The Westport Now posting ignited outrage among citizen commenters as well as elected officials. The town’s first selectman and police chief stood behind the hiring. But, according to a member of the Westport Representative Town Meeting, officials succeeded in getting the swearing-in delayed from Monday until this Friday while the incident was further investigated.
Wednesday Conklin formally rescinded his letter of resignation from New Haven.
“He pulled the letter of resignation back,” confirmed Assistant Police Chief Archie Generoso, who oversees the detective bureau. “He’s a fine detective. I met with him today and told him I’m happy to have him back.”
Conklin did not respond to a request for comment for this story.
One of the Westport officials fighting Conklin’s hiring was Representative Town Meeting member Kristan Peters-Hamlin.
Hamlin is a former assistant U.S. attorney in Washington D.C. She said she had concerns about the ability of criminal cases involving evidence collected by Conklin to stand up in court, given his public record of mishandling and fabricating evidence.
“There was a torrent of protests about Conklin being hired here, and we were told his swearing-in would be delayed,” Hamlin told the Independent.
“In light of the particular nature of the New Haven police department’s findings of misconduct against Conklin in these three cases (which involves, inter alia, mishandling and destruction of evidence) and the broad publication of those findings in New Haven and here, it will be difficult ever to have Conklin on the chain of custody in relation to evidence in a criminal matter. He would be subject to impeachment with the prior findings of mishandling and destroying evidence; making ‘proof beyond a reasonable doubt’ quite difficult. As a consequence, if he cannot touch evidence in conjunction with his duties, his utility to the Westport police department would have been greatly compromised.”
Hamlin also pressed her arguments on a Westport blog called 06880.
“[I]f we recycle a cop with a troubled history in our community, then we may end up having the kind of problems that Fairfield had when they recycled the Norwalk police chief‘s son back onto the narcotics squad after his first acts of misconduct, and then he was involved in theft of narcotics and was criminally prosecuted,” she wrote.

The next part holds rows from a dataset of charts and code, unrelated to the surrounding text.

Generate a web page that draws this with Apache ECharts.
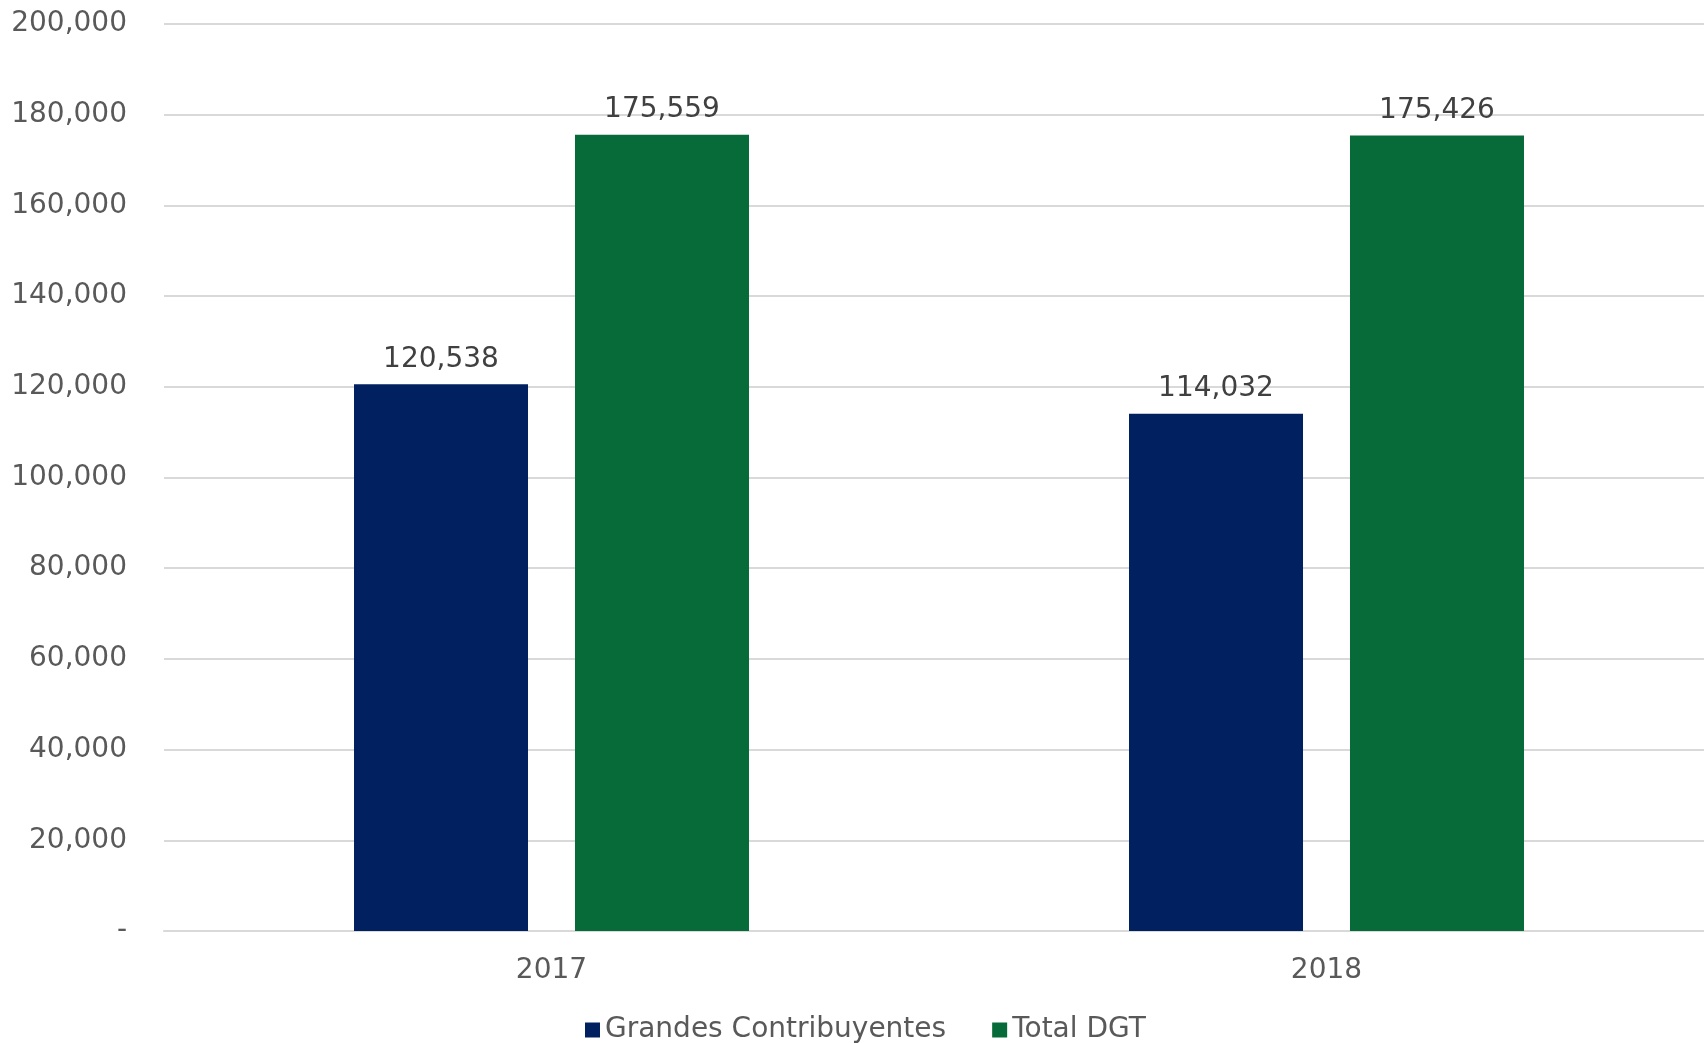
<!DOCTYPE html>
<html>
<head>
<meta charset="utf-8">
<script src="https://cdn.jsdelivr.net/npm/echarts@6/dist/echarts.min.js"></script>
<style>
html,body{margin:0;padding:0;background:#fff;}
#chart{width:1704px;height:1043px;}
</style>
</head>
<body>
<div id="chart"></div>
<script>
const categories = ['2017', '2018'];
const seriesNames = ['Grandes Contribuyentes', 'Total DGT'];
const grandesValues = [120538, 114032];
const totalValues = [175559, 175426];
const yTicks = { min: 0, max: 200000, interval: 20000 };

const FONT = 'DejaVu Sans';
const fmt = v => v === 0 ? '-' : v.toLocaleString('en-US');

const chart = echarts.init(document.getElementById('chart'), null, { renderer: 'canvas' });
chart.setOption({
  animation: false,
  backgroundColor: '#ffffff',
  textStyle: { fontFamily: FONT },
  grid: { left: 164, top: 24, width: 1550, height: 907, containLabel: false, outerBoundsMode: 'none' },
  legend: {
    left: 580, top: 1011, padding: 5,
    icon: 'rect', itemWidth: 15, itemHeight: 15, itemGap: 46,
    textStyle: { fontFamily: FONT, fontSize: 28, color: '#595959' },
    data: seriesNames
  },
  xAxis: {
    type: 'category',
    data: categories,
    axisLine: { show: true, lineStyle: { color: '#d9d9d9', width: 2 } },
    axisTick: { show: false },
    axisLabel: { fontFamily: FONT, fontSize: 28, color: '#595959', margin: 26 }
  },
  yAxis: {
    type: 'value',
    min: yTicks.min, max: yTicks.max, interval: yTicks.interval,
    axisLine: { show: false },
    axisTick: { show: false },
    splitLine: { lineStyle: { color: '#d9d9d9', width: 2 } },
    axisLabel: { fontFamily: FONT, fontSize: 28, color: '#595959', margin: 37, formatter: fmt }
  },
  series: [
    {
      name: seriesNames[0], type: 'bar', data: grandesValues,
      barWidth: 174, barGap: '27%',
      itemStyle: { color: '#002060' },
      label: { show: true, position: 'top', distance: 11, fontFamily: FONT, fontSize: 28, color: '#404040', formatter: p => fmt(p.value) }
    },
    {
      name: seriesNames[1], type: 'bar', data: totalValues,
      barWidth: 174,
      itemStyle: { color: '#066b38' },
      label: { show: true, position: 'top', distance: 11, fontFamily: FONT, fontSize: 28, color: '#404040', formatter: p => fmt(p.value) }
    }
  ]
});
</script>
</body>
</html>
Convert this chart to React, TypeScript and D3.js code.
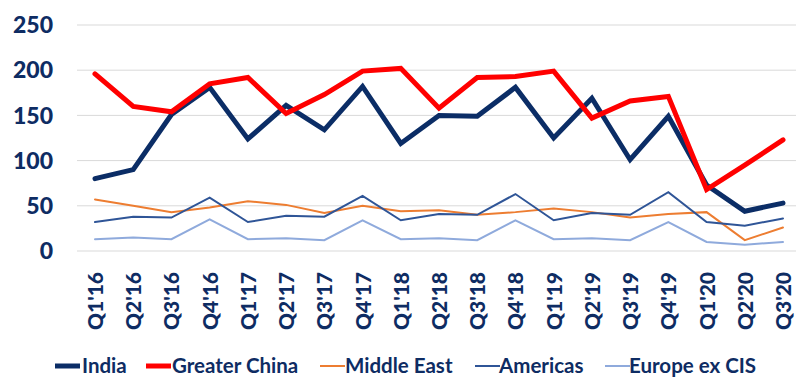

The New Haven police’s conclusions about Conklin’s misconduct were spelled out in files made available to the Independent under the Connecticut Freedom of Information Act. Conklin denied the misconduct allegations. (Click here for a story detailing those incidents.) In one instance, investigators found, Conklin destroyed evidence on a bogus stop. In a second he harassed and arrested a man outside his home on trumped-up charges. He shoved and threatened to tow the “fucking car” of a “motherfucker” fisherman who’d parked on a bridge in the third incident. He served a total of one day of suspension for those misdeeds.
At the time of Conklin’s promotion to detective, he was the subject of a federal lawsuit filed by an Edgewood man who claimed Conklin had arrested him and seized a cellphone he used to record his actions, because of a dispute over Conklin’s handling of a construction site traffic assignment. Conklin denied the allegations. The subsequent trial included embarrassing revelations — such as the disappearance of key alleged evidence — but ended with a jury deciding not to reward damages.